If you’re reading this, you probably already know that I’m going to be teaching the Praxis track at this August’s Digital Pedagogy Lab here at UMW (Sign up today! Spaces still available!). I’ve written elsewhere about my approach to the course (Intimacy! Vulnerability! Fun!), but I was inspired by my fellow instructor, Audrey Watters, who is teaching the Action track, to share the beginnings of my course outline for feedback (and advertising).
I’ve pasted it below, but I’m also opening up the Google doc version for comments, suggestions, and (as always) praise. This is a very preliminary version, so please be kind.
This track will be an in-depth application of pedagogical philosophies to our day-to-day practices in our classroom spaces. Participants will collaboratively support one another in the development of assignments both large and small that reflect a critical digital pedagogical approach. We will be also be working on solidifying the language we use to describe and explain our practices to our students, peers, and beyond. Finally, participants will have the opportunity to think about how these individual activities can fit into a larger course or program. This track will be less about specific tools and more about talking through ways we can empower our students to use them in meaningful ways.

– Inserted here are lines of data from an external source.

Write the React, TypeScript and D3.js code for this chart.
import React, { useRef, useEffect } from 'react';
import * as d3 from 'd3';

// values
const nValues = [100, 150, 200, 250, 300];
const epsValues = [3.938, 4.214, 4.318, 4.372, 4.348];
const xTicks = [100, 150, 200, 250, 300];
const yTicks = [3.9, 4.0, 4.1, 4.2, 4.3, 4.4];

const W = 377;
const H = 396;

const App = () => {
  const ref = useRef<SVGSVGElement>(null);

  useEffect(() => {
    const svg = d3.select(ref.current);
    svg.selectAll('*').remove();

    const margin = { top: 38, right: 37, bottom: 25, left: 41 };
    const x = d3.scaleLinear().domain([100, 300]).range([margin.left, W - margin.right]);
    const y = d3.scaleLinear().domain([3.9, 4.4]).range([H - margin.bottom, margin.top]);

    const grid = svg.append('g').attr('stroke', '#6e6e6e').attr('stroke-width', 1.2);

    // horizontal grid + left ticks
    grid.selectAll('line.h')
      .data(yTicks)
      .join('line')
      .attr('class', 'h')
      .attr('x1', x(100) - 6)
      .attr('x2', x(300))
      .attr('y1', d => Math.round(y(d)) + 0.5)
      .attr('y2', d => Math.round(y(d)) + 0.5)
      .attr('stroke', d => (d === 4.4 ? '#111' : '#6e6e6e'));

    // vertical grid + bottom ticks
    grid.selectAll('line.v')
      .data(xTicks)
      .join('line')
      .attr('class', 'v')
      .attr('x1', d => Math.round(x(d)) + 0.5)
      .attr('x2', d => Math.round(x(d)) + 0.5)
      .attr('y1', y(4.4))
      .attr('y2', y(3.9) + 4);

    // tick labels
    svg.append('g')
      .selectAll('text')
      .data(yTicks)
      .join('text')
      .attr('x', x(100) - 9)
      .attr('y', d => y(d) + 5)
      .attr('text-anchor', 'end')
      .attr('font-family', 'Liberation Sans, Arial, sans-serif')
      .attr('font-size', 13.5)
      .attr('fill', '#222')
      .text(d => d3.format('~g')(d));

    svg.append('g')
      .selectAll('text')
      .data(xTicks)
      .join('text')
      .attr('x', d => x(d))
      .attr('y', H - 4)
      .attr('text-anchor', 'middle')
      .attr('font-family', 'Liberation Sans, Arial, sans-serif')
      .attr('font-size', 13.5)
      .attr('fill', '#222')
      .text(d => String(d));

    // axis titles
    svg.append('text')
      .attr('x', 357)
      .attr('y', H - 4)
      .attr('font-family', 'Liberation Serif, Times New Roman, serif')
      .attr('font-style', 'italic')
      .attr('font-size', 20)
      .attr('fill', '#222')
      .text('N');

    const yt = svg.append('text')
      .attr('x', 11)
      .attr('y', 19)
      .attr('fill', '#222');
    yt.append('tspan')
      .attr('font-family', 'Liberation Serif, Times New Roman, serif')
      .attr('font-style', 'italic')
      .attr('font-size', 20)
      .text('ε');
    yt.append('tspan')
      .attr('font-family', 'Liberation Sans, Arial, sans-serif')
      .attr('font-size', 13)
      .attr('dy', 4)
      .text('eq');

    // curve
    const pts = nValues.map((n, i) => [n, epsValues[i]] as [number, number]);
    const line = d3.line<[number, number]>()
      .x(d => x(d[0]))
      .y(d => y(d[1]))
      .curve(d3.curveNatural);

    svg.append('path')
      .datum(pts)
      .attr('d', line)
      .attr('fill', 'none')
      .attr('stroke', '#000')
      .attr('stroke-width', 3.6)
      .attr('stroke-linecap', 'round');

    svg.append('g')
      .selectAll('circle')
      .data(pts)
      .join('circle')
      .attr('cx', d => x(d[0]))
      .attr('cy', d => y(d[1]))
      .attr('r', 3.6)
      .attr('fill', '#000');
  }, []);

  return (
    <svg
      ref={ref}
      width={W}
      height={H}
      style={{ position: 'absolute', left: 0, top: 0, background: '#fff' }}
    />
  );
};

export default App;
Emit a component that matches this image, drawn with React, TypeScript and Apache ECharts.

- Translate our critical digital pedagogies into practice in our classroom assignments and policies.
- Create meaningful learning experiences with students.
- Removing barriers and opening paths to experimentation and creativity.
- Strategize ways to collaborate with and communicate our pedagogies to diverse stakeholders.
Questions and Provocations:
How do your assignments reflect your critical pedagogy? What are your critical pedagogical priorities? Where do you find support for the potentially experimental and unconventional assignments in your classroom?
“What Will Start Taking Shape By Friday” Project:
Participants will have a collection of resources, as well as their own assignments and/or syllabi that incorporate their critical digital pedagogy.
“Play” by Mark Sample, from Digital Pedagogy in the Humanities. https://digitalpedagogy.commons.mla.org/keywords/play/
“Learning in the Collective” by John Seely Brown and Douglas Thomas. http://www.digitalpedagogylab.com/hybridped/learning-in-the-collective
“How Not to Plan Your Entire Course” by Chris Friend. http://jitp.commons.gc.cuny.edu/how-not-to-plan-your-entire-course/
“We have Personalization Backwards” by Mike Caufield. http://mfeldstein.com/we-have-personalization-backwards/
“Bob Ross-ing It” by Lee Skallerup Bessette. /uncategorized/bob-ross-ing-it/
What are our values?
Looking for inspiration, evaluating
How do we adapt for our students and institution?
How do we compromise? What do we never give up?
Looking for tools.
How do we prioritize?
How do we “hack” the tools?
Workshop our assignments
How do I talk about this to my colleagues? To our students?
Presentations and feedback
*So…what does this mean? I think we spend too much time focusing on the limitations placed on us and not enough time dreaming and imagining when it comes to putting our pedagogy into practice. Magical thinking is a space where there are no limitations, and we seek to conjure up the stuff of dreams. Or, nerd out over the perfect possibilities of our pedagogies.